Martin framed it as a skills pivot: “critical thinking 2.0.” He argued that the best AI outputs still depend on sharp questions. That, to me, feels exactly right—and also quietly threatening. If your value at work is executing steps someone else designed, AI is coming for your job. But if your value is asking smarter questions, synthesising judgment, and seeing patterns—your role might just get more important.
Reward Simulators and the Documentation Wake-Up Call
Martin also introduced something that really clicked: the idea of simulators in reward strategy. “What if?” analysis at scale. It’s common in finance, rare in HR—and practically nonexistent in reward teams.
That could change everything. Imagine testing equity impact, budget models, or reward changes across dozens of personas, instantly.
But to get there? He offered a four-quadrant roadmap:
1. Gather what you already have
2. Create what doesn’t exist yet
3. Simplify and clarify language
4. Align conflicting sources
That sounds basic. But most organisations struggle with documentation. Our policies, processes, and rationales live in meetings and heads, not systems. And AI can’t help with what it can’t read.
It’s a blunt truth: garbage in, garbage out isn’t just about data quality—it’s about documentation hygiene.
Outside Perspectives: Are We Over-Automating Judgment?
While I found much of what was said compelling, I’ve also been reading voices who urge more caution.
Cade Metz (New York Times tech reporter) warns that as AI tools become more confident, people become more passive—trusting polished output without pressure-testing the assumptions behind it.
In HR and rewards, that’s dangerous. A beautifully written but flawed compensation recommendation is still wrong.
So I come away from the session energised—but also aware of the fine line we’re walking. The risk isn’t AI taking over. It’s us stopping too soon, accepting the first answer, or worse—forgetting to ask if it’s even the right question.
My Takeaway: Use AI to Think, Not Just Respond
This session made one thing clear: AI is here to stay in rewards.
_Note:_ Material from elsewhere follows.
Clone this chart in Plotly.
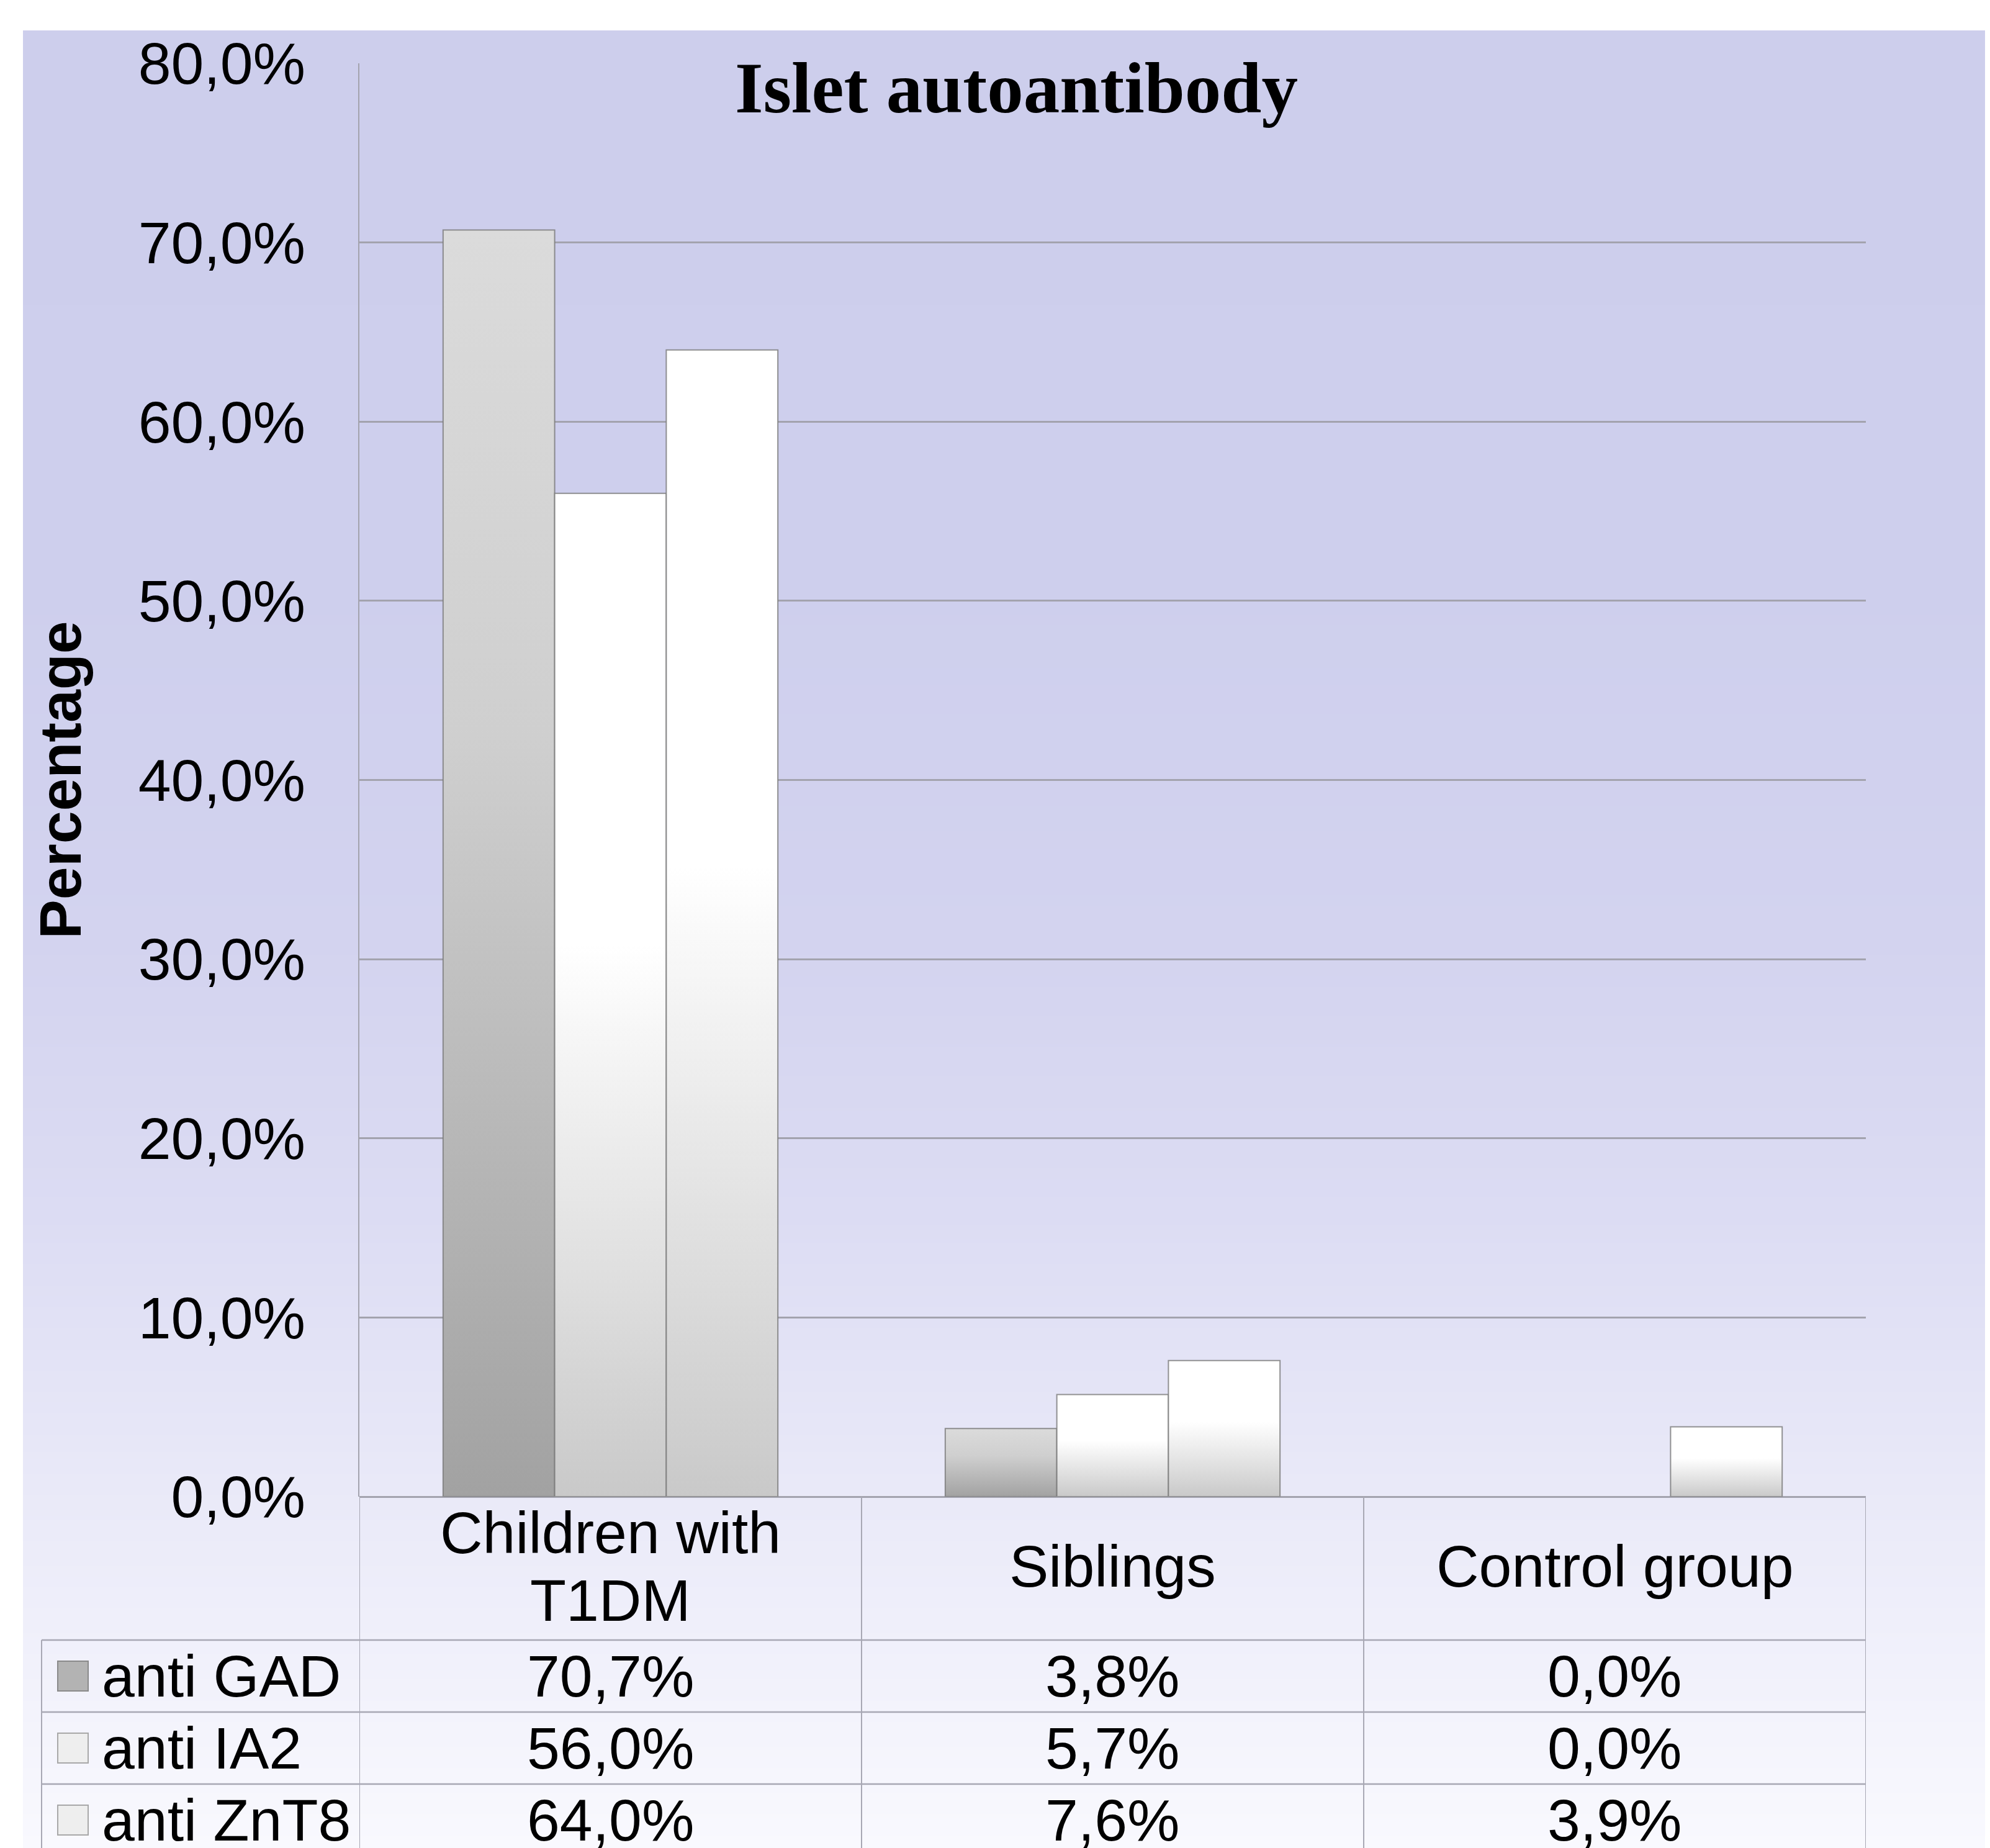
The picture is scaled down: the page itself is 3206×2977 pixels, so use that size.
import base64
import struct
import zlib

import plotly.graph_objects as go

# ---------------- data ----------------
categories = ["Children with<br>T1DM", "Siblings", "Control group"]
series_names = ["anti GAD", "anti IA2", "anti ZnT8"]
anti_gad = [70.7, 3.8, 0.0]
anti_ia2 = [56.0, 5.7, 0.0]
anti_znt8 = [64.0, 7.6, 3.9]
y_ticks = [0, 10, 20, 30, 40, 50, 60, 70, 80]

series_values = [anti_gad, anti_ia2, anti_znt8]


def fmt(v):
    return f"{v:.1f}%".replace(".", ",")


# ---------------- layout geometry (page pixels; page body has 8px margin) ----------------
OFF = 8
W, H = 3206 - OFF, 2977 - OFF
PL, PR, PT, PB = 579 - OFF, 3006 - OFF, 102 - OFF, 2411 - OFF  # plot area in figure px
PW, PH = PR - PL, PB - PT


def px(xp):
    """page pixel x -> paper"""
    return (xp - OFF - PL) / PW


def py(yp):
    """page pixel y -> paper"""
    return (PB - (yp - OFF)) / PH


FONT = "Liberation Sans, Arial, sans-serif"
GRID = "#A3A3AE"
TABLE_LINE = "#A8A8B4"

# ---------------- background gradient image ----------------
stops = [(0.0, (205, 206, 236)), (0.3, (206, 207, 237)), (0.5, (211, 211, 239)),
         (0.65, (220, 220, 243)), (0.8, (233, 233, 248)), (1.0, (249, 249, 254))]


def interp(t):
    for (t0, c0), (t1, c1) in zip(stops[:-1], stops[1:]):
        if t0 <= t <= t1:
            f = (t - t0) / (t1 - t0) if t1 > t0 else 0
            return tuple(int(round(a + (b - a) * f)) for a, b in zip(c0, c1))
    return stops[-1][1]


def make_png(rows):
    h = len(rows)
    w = len(rows[0])
    raw = b"".join(b"\x00" + bytes([c for p in row for c in p]) for row in rows)

    def chunk(t, d):
        return struct.pack(">I", len(d)) + t + d + struct.pack(">I", zlib.crc32(t + d) & 0xFFFFFFFF)

    return (b"\x89PNG\r\n\x1a\n" + chunk(b"IHDR", struct.pack(">IIBBBBB", w, h, 8, 2, 0, 0, 0))
            + chunk(b"IDAT", zlib.compress(raw)) + chunk(b"IEND", b""))


N = 512
rows = [[interp(i / (N - 1))] * 4 for i in range(N)]
bg_uri = "data:image/png;base64," + base64.b64encode(make_png(rows)).decode()

BG_L, BG_T = 37, 49  # page px

# ---------------- figure ----------------
fig = go.Figure()

bar_w = 1 / 4.5  # gap width 150%
scales = [
    [[0, "#A2A2A2"], [0.6, "#CFCFCF"], [1, "#DBDBDB"]],
    [[0, "#C9C9C9"], [0.25, "#E2E2E2"], [0.55, "#FFFFFF"], [1, "#FFFFFF"]],
    [[0, "#C9C9C9"], [0.25, "#E2E2E2"], [0.55, "#FFFFFF"], [1, "#FFFFFF"]],
]
n_series = len(series_values)
for j, (name, vals) in enumerate(zip(series_names, series_values)):
    for i, v in enumerate(vals):
        if v <= 0:
            continue
        x0 = i + (j - n_series / 2) * bar_w
        x1 = x0 + bar_w
        fig.add_trace(go.Scatter(
            x=[x0, x0, x1, x1, x0], y=[0, v, v, 0, 0],
            mode="lines", fill="toself",
            fillgradient=dict(type="vertical", colorscale=scales[j]),
            line=dict(color="rgba(120,120,120,0.8)", width=2),
            name=name, showlegend=False, hoverinfo="skip",
        ))

fig.update_layout(
    width=W, height=H,
    margin=dict(l=PL, r=W - PR, t=PT, b=H - PB, pad=0),
    paper_bgcolor="white", plot_bgcolor="rgba(0,0,0,0)",
    showlegend=False,
    font=dict(family=FONT, color="black"),
)
fig.update_xaxes(range=[-0.5, len(categories) - 0.5], showticklabels=False,
                 showgrid=False, zeroline=False, showline=False, fixedrange=True)
fig.update_yaxes(range=[0, 80], tickmode="array", tickvals=y_ticks,
                 ticktext=[fmt(t) for t in y_ticks],
                 showgrid=True, gridcolor=GRID, gridwidth=2.5,
                 zeroline=True, zerolinecolor=GRID, zerolinewidth=2.5,
                 showline=True, linecolor=GRID, linewidth=2,
                 ticks="", ticklabelstandoff=66,
                 tickfont=dict(family=FONT, size=95, color="black"), fixedrange=True)

# background image
fig.add_layout_image(dict(
    source=bg_uri, xref="paper", yref="paper",
    x=px(BG_L), y=py(BG_T), sizex=(3206 - BG_L) / PW, sizey=(2977 - BG_T) / PH,
    xanchor="left", yanchor="top", sizing="stretch", layer="below",
))

# ---------------- data table ----------------
HEAD_BOT = 2642  # page px
ROW_H = 116
LEG_L = 67
BOTTOM = 3000
shapes = []
for k in range(len(categories) + 1):
    shapes.append(dict(type="line", xref="x", yref="paper", x0=k - 0.5, x1=k - 0.5,
                       y0=0, y1=py(BOTTOM), line=dict(color=TABLE_LINE, width=2)))
shapes.append(dict(type="line", xref="paper", yref="paper", x0=px(LEG_L), x1=px(LEG_L),
                   y0=py(HEAD_BOT), y1=py(BOTTOM), line=dict(color=TABLE_LINE, width=2)))
for r in range(len(series_names) + 1):
    yy = HEAD_BOT + r * ROW_H
    shapes.append(dict(type="line", xref="paper", yref="paper", x0=px(LEG_L), x1=1,
                       y0=py(yy), y1=py(yy), line=dict(color=TABLE_LINE, width=2.5)))

key_fill = ["#B3B3B3", "#EEEEEE", "#EEEEEE"]
key_line = ["#8A8A8A", "#A8A8A8", "#A8A8A8"]
for r in range(len(series_names)):
    cy = HEAD_BOT + r * ROW_H + ROW_H / 2
    shapes.append(dict(type="rect", xref="paper", yref="paper",
                       x0=px(93), x1=px(142), y0=py(cy - 24), y1=py(cy + 24),
                       fillcolor=key_fill[r], line=dict(color=key_line[r], width=2)))
fig.update_layout(shapes=shapes)

annotations = []
HEAD_C = 2523
LINE_H = 109
for i, cat in enumerate(categories):
    lines = cat.split("<br>")
    n = len(lines)
    for k, ln in enumerate(lines):
        yc = HEAD_C + (k - (n - 1) / 2) * LINE_H
        annotations.append(dict(text=ln, xref="x", yref="paper", x=i, y=py(yc),
                                xanchor="center", yanchor="middle", showarrow=False,
                                font=dict(family=FONT, size=95, color="black")))

for r, (name, vals) in enumerate(zip(series_names, series_values)):
    cy = HEAD_BOT + r * ROW_H + ROW_H / 2
    annotations.append(dict(text=name, xref="paper", yref="paper", x=px(162), y=py(cy),
                            xanchor="left", yanchor="middle", showarrow=False,
                            font=dict(family=FONT, size=95, color="black")))
    for i, v in enumerate(vals):
        annotations.append(dict(text=fmt(v), xref="x", yref="paper", x=i, y=py(cy),
                                xanchor="center", yanchor="middle", showarrow=False,
                                font=dict(family=FONT, size=95, color="black")))

annotations.append(dict(text="<b>Percentage</b>", xref="paper", yref="paper",
                        x=px(96), y=0.5, textangle=-90, xanchor="center", yanchor="middle",
                        showarrow=False, font=dict(family=FONT, size=95, color="black")))
annotations.append(dict(text="<b>Islet autoantibody</b>", xref="paper", yref="paper",
                        x=px(1637), y=py(141), xanchor="center", yanchor="middle",
                        showarrow=False,
                        font=dict(family="Liberation Serif, Times New Roman, serif",
                                  size=117, color="black")))
fig.update_layout(annotations=annotations)

fig.write_html("out.html")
But the future won’t be about using AI—it will be about using it well.
That means:
- Learning to prompt like a strategist, not a Googler
- Structuring our data so AI can actually help
- Staying critical of both the tools and ourselves
The people who thrive won’t be the ones who fear AI or blindly adopt it. They’ll be the ones who treat it like a colleague—with curiosity, critique, and confidence.